Step forward Rareware, a name that would be set to be pretty widely regarded during the N64 era, before sadly being killed, urinated upon, resurrected and killed again. Super Mario World had been and gone, a zillion cookie-cutter sidescrolling platformers attempted to emulate its magic, and Nintendo were getting fed up with it. Mario having already been done, it was time to turn to another one of their most vintage characters to wow the gaming world and hopefully knock one of those decisive nails into Sega’s coffin. Donkey Kong Country was the result of a fine collaboration between the UK and the US, and it was immediately apparent from its ACM computer graphics that this was one of the most essential games of the 90s to own.

What I particularly love the most about DKC’s development is the Nintendo Power tape that was distributed as part of its promotion. Seems like something from centuries ago, doesn’t it, a promotional VHS tape of behind-the-scenes footage and trailers? They might just as well have recorded some PR bod orating a press release for the game and distributed it via cassette tape (not to be played on Sony Walkmans).

The pre-release VHS tape, which can be found on YouTube, gave me my first ever look into the world of game development. I’ll never forget its novelty. With its wild neon filters and the fashion displayed by the nerds on camera, the whole affair is 90s beyond belief. Twinned with that, it’s hosted and narrated by someone who I’m sure Otto from The Simpsons was modelled after – he would have been too radical and unbelievable to be taken seriously in Wayne’s World, put it that way.
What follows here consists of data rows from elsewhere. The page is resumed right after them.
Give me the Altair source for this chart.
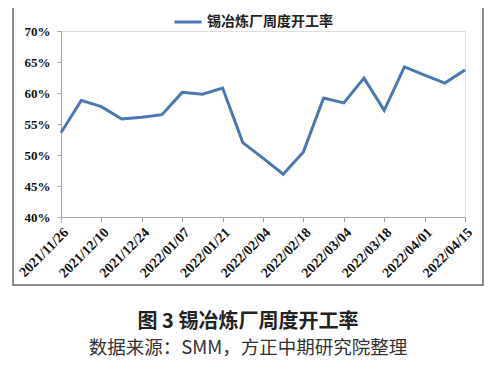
import altair as alt
import pandas as pd

dates = ["2021/11/26", "2021/12/03", "2021/12/10", "2021/12/17", "2021/12/24",
         "2021/12/31", "2022/01/07", "2022/01/14", "2022/01/21", "2022/01/28",
         "2022/02/04", "2022/02/11", "2022/02/18", "2022/02/25", "2022/03/04",
         "2022/03/11", "2022/03/18", "2022/03/25", "2022/04/01", "2022/04/08",
         "2022/04/15"]
rates = [0.536, 0.588, 0.578, 0.558, 0.561, 0.565, 0.601, 0.598, 0.608,
         0.520, 0.495, 0.469, 0.505, 0.592, 0.584, 0.624, 0.572, 0.642,
         0.629, 0.616, 0.637]
series_name = "锡冶炼厂周度开工率"
tick_labels = dates[::2]
y_ticks = [0.40, 0.45, 0.50, 0.55, 0.60, 0.65, 0.70]
caption_title = "图 3  锡冶炼厂周度开工率"
caption_source = "数据来源：SMM，方正中期研究院整理"

df = pd.DataFrame({"date": dates, "rate": rates, "series": [series_name] * len(dates)})

W, H = 404, 186
serif = "Liberation Serif"
cjk = "Noto Sans CJK SC"

line = alt.Chart(df).mark_line(strokeWidth=3).encode(
    x=alt.X("date:O", sort=dates, scale=alt.Scale(type="point", padding=0),
            axis=alt.Axis(title=None, values=tick_labels, labelAngle=315,
                          labelAlign="right", labelBaseline="top",
                          labelFont=serif, labelFontWeight="bold", labelFontSize=14,
                          labelColor="#111", labelPadding=3, tickSize=5,
                          domainColor="#a6a6a6", tickColor="#a6a6a6", grid=False,
                          labelOverlap=False)),
    y=alt.Y("rate:Q", scale=alt.Scale(domain=[0.40, 0.70], nice=False, zero=False),
            axis=alt.Axis(title=None, values=y_ticks, format=".0%",
                          labelFont=serif, labelFontWeight="bold", labelFontSize=13,
                          labelColor="#111", labelPadding=7, tickSize=4,
                          domainColor="#a6a6a6", tickColor="#a6a6a6", grid=False)),
    color=alt.Color("series:N", scale=alt.Scale(range=["#4a78b0"]),
                    legend=alt.Legend(title=None, orient="none", legendX=112, legendY=-24,
                                      symbolType="stroke", symbolSize=729,
                                      symbolStrokeWidth=3, labelFont=cjk,
                                      labelFontWeight="bold", labelFontSize=14,
                                      labelColor="#222", labelOffset=4, padding=0)),
)

border = alt.Chart(df).mark_rect(fill=None, stroke="#8c8c8c", strokeWidth=1.2).encode(
    x=alt.value(-48), x2=alt.value(422), y=alt.value(-28), y2=alt.value(254)
)

cap1 = alt.Chart(pd.DataFrame({"t": [caption_title]})).mark_text(
    font=cjk, fontSize=20, fontWeight="bold", color="#222", align="center", baseline="middle"
).encode(text="t:N", x=alt.value(187), y=alt.value(291))
cap2 = alt.Chart(pd.DataFrame({"t": [caption_source]})).mark_text(
    font=cjk, fontSize=18.5, color="#333", align="center", baseline="middle"
).encode(text="t:N", x=alt.value(187), y=alt.value(317))

chart = alt.layer(border, line, cap1, cap2).properties(
    width=W, height=H,
    autosize=alt.AutoSizeParams(type="none"),
    padding={"left": 53, "top": 23, "right": 26, "bottom": 142},
).configure_view(stroke=None).configure(background="white")

chart.save("out.html", embed_options={"renderer": "svg", "actions": False})
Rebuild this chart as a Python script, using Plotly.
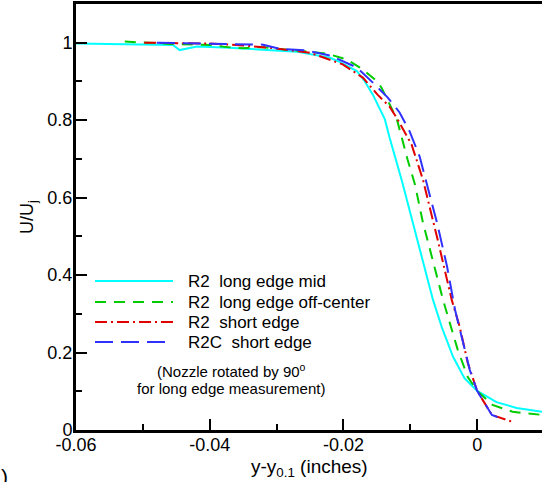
import plotly.graph_objects as go

# ---------------- data ----------------
cyan_x = [-0.060, -0.052, -0.0455, -0.0445, -0.0419, -0.037, -0.027, -0.022, -0.0205, -0.018, -0.0168,
          -0.0156, -0.0138, -0.0131, -0.0113, -0.0066, -0.0053, -0.0036, -0.0019, 0.0, 0.0029, 0.0059, 0.0097]
cyan_y = [0.998, 0.995, 0.994, 0.981, 0.990, 0.987, 0.977, 0.961, 0.950, 0.927, 0.900,
          0.866, 0.802, 0.755, 0.646, 0.336, 0.266, 0.189, 0.134, 0.101, 0.072, 0.057, 0.047]

green_x = [-0.0527, -0.0459, -0.040, -0.037, -0.035, -0.0325, -0.0225, -0.0195, -0.0171, -0.0150, -0.0143,
           -0.0120, -0.0104, -0.0093, -0.0081, -0.0066, -0.0051, -0.0041, -0.0029, -0.0014, 0.0, 0.0023,
           0.0053, 0.0097]
green_y = [1.003, 0.997, 0.994, 0.988, 0.986, 0.989, 0.972, 0.957, 0.931, 0.901, 0.884,
           0.802, 0.698, 0.634, 0.535, 0.432, 0.336, 0.277, 0.207, 0.137, 0.101, 0.065,
           0.047, 0.039]

red_x = [-0.0498, -0.040, -0.035, -0.031, -0.025, -0.0201, -0.0171, -0.0149, -0.0131, -0.0119, -0.0098,
         -0.0081, -0.0059, -0.0038, -0.0026, -0.0014, 0.0, 0.0022, 0.0053]
red_y = [1.000, 0.998, 0.993, 0.987, 0.974, 0.944, 0.910, 0.866, 0.835, 0.802, 0.737,
         0.646, 0.491, 0.336, 0.266, 0.173, 0.101, 0.039, 0.021]

blue_x = [-0.0479, -0.037, -0.032, -0.0295, -0.0255, -0.022, -0.0201, -0.018, -0.0156, -0.0134, -0.0116,
          -0.0101, -0.0086, -0.0074, -0.0060, -0.0045, -0.0033, -0.0021, -0.0011, 0.0, 0.0022, 0.0041]
blue_y = [1.000, 0.997, 0.995, 0.984, 0.980, 0.967, 0.952, 0.936, 0.897, 0.859, 0.820,
          0.771, 0.706, 0.628, 0.535, 0.422, 0.310, 0.225, 0.155, 0.101, 0.039, 0.026]

series_names = ["R2\u00a0 long edge mid", "R2\u00a0 long edge off-center",
                "R2\u00a0 short edge", "R2C\u00a0 short edge"]

x_tickvals = [-0.06, -0.04, -0.02, 0.0]
x_ticktext = ["-0.06", "-0.04", "-0.02", "0"]
y_tickvals = [0, 0.2, 0.4, 0.6, 0.8, 1.0]
y_ticktext = ["0", "0.2", "0.4", "0.6", "0.8", "1"]

# ---------------- styles ----------------
FONT = "Arial, 'Liberation Sans', Helvetica, sans-serif"
colors = ["#00ffff", "#00cc00", "#e00000", "#3030ff"]
dashes = ["solid", "11px,8px", "12px,4px,2px,4px", "18px,8px"]

W, H = 542, 482
ML, MR, MT, MB = 76, 0, 4, 52
PW, PH = W - ML - MR, H - MT - MB


def px2paper(px, py):
    return (px - ML) / PW, (H - MB - py) / PH


fig = go.Figure()
for xs, ys, c, d, n in zip([cyan_x, green_x, red_x, blue_x], [cyan_y, green_y, red_y, blue_y],
                           colors, dashes, series_names):
    fig.add_trace(go.Scatter(x=xs, y=ys, mode="lines", name=n,
                             line=dict(color=c, width=2, dash=d), showlegend=False))

shapes = []
annotations = []
rows = [281, 302, 322, 342]
for row, c, d, n in zip(rows, colors, dashes, series_names):
    x0, y0 = px2paper(95, row)
    x1, _ = px2paper(173, row)
    shapes.append(dict(type="line", xref="paper", yref="paper", x0=x0, x1=x1, y0=y0, y1=y0,
                       line=dict(color=c, width=2, dash=d)))
    tx, _ = px2paper(186, row)
    annotations.append(dict(xref="paper", yref="paper", x=tx, y=y0, xanchor="left", yanchor="middle",
                            text=n, showarrow=False, font=dict(family=FONT, size=17, color="black")))

nx, ny1 = px2paper(231, 370)
_, ny2 = px2paper(231, 388)
annotations.append(dict(xref="paper", yref="paper", x=nx, y=ny1, xanchor="center", yanchor="middle",
                        text="(Nozzle rotated by 90<sup>o</sup>", showarrow=False,
                        font=dict(family=FONT, size=15, color="black")))
annotations.append(dict(xref="paper", yref="paper", x=nx, y=ny2, xanchor="center", yanchor="middle",
                        text="for long edge measurement)", showarrow=False,
                        font=dict(family=FONT, size=15, color="black")))

# axis titles
tx, ty = px2paper(309, 468)
annotations.append(dict(xref="paper", yref="paper", x=tx, y=ty, xanchor="center", yanchor="middle",
                        text="y-y<sub>0.1</sub> (inches)", showarrow=False,
                        font=dict(family=FONT, size=19, color="black")))
tx, ty = px2paper(28, 217)
annotations.append(dict(xref="paper", yref="paper", x=tx, y=ty, xanchor="center", yanchor="middle",
                        text="U/U<sub>j</sub>", textangle=-90, showarrow=False,
                        font=dict(family=FONT, size=18, color="black")))
tx, ty = px2paper(4, 477)
annotations.append(dict(xref="paper", yref="paper", x=tx, y=ty, xanchor="center", yanchor="middle",
                        text=")", showarrow=False,
                        font=dict(family=FONT, size=21, color="black")))

fig.update_layout(
    width=W, height=H, autosize=False,
    margin=dict(l=ML, r=MR, t=MT, b=MB, pad=0),
    paper_bgcolor="white", plot_bgcolor="white",
    font=dict(family=FONT, size=17, color="black"),
    shapes=shapes, annotations=annotations,
    xaxis=dict(range=[-0.06, 0.0097], showgrid=False, zeroline=False,
               showline=True, linecolor="black", linewidth=3, mirror=True,
               ticks="inside", ticklen=11, tickwidth=2, tickcolor="black",
               tickmode="array", tickvals=x_tickvals, ticktext=x_ticktext,
               ticklabelstandoff=-4,
               minor=dict(ticks="inside", dtick=0.01, tick0=-0.06, ticklen=6, tickwidth=1.5,
                          tickcolor="black", showgrid=False),
               tickfont=dict(family=FONT, size=18, color="black")),
    yaxis=dict(range=[0, 1.1], showgrid=False, zeroline=False,
               showline=True, linecolor="black", linewidth=3,
               ticks="inside", ticklen=11, tickwidth=2, tickcolor="black",
               tickmode="array", tickvals=y_tickvals, ticktext=y_ticktext,
               ticklabelstandoff=-3,
               minor=dict(ticks="inside", dtick=0.1, tick0=0, ticklen=6, tickwidth=1.5,
                          tickcolor="black", showgrid=False),
               tickfont=dict(family=FONT, size=18, color="black")),
)

fig.write_html("out.html")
The promo tape showed us glorious snippets of what the game had to offer. At the time, I’m sure people were hesitant to believe what Donkey Kong Country was promising to do. Graphics that good, with what we thought were photorealistic backgrounds? Fully stereo, CD quality music? Dozens of levels and wildly different locales? 2-player mode? Tons of bonuses? And all on a vanilla SNES? It didn’t look real, it couldn’t have been done. Yes, the video built up plenty of hype, but in a rare case, the game delivered on it in every way.

A few US ads followed at the end for the Game Boy (starring Brian the Brain) and Nintendo’s other games for 1994, including Stunt Race FX and a certain other game that I wouldn’t have a clue about for years, Super Metroid. And then it ended, and I was left with a sense of wonderment at what I’d just seen. Nerds, like me! I implore you to watch the video, and then consider this – I thought every single person in the video was somebody to aspire to.

Well, 25 years down the line, maybe some cracks are beginning to show in Donkey Kong Country. Even at the time, a few bald fools derided the game as being just eye-candy, graphics and not much substance. Even Miyamoto was misquoted as saying such. And then they doubled down on the Super Mario World 96 levels/exits furore by trying to claim that even the tiny bonus levels were to be counted as separate levels. And the backgrounds are certainly not photorealistic, nor are the graphics any more impressive than something like Prince of Persia. But as an atmospheric platformer, with heaps of great tunes and plenty of tough platforming action, Donkey Kong Country holds up. It just so happens that its sequel is even better.